The organization also expressed anger at Riyadh’s crackdown on undocumented immigrants, saying, “Saudi authorities have spent months branding foreign workers as criminals in the media, and stirring up anti-migrant sentiment to justify the labor crackdown.”

It also called on Riyadh to prevent Saudi citizens from harassing foreign nationals working in the kingdom, saying, “Now the Saudi government needs to rein in Saudi citizens who are attacking foreign workers.”

Saudi authorities launched a visa crackdown on undocumented foreign workers in early November. Several foreign workers have since been killed by the Saudi police and many others imprisoned.

Riyadh has announced plans to create jobs for Saudi nationals by reducing the number of foreign workers, totaling some nine million people.

Thousands of foreign workers have already surrendered to Saudi authorities.

Hundreds of thousands of workers have already left Saudi Arabia as a result of tough conditions considered for the immigrants.
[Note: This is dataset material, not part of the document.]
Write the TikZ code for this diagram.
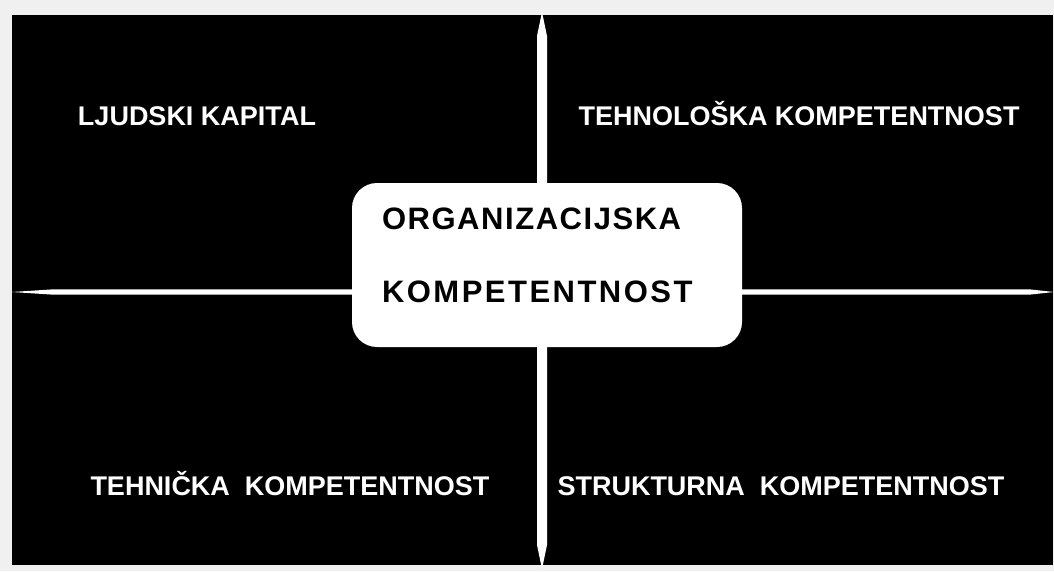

Foreign workers cannot change jobs or leave Saudi Arabia without the permission of their sponsors, who are often Saudi companies or individuals providing workers to businesses for profit.

Most of the sponsors confiscate the passports of the workers for the duration of their contracts.

In late October, rights group Amnesty International censured Saudi authorities for not addressing the “dire human rights situation” in the kingdom.

The group also handed in a paper to the United Nations, which included information regarding a “new wave of repression against civil society, which has taken place over the last two years.”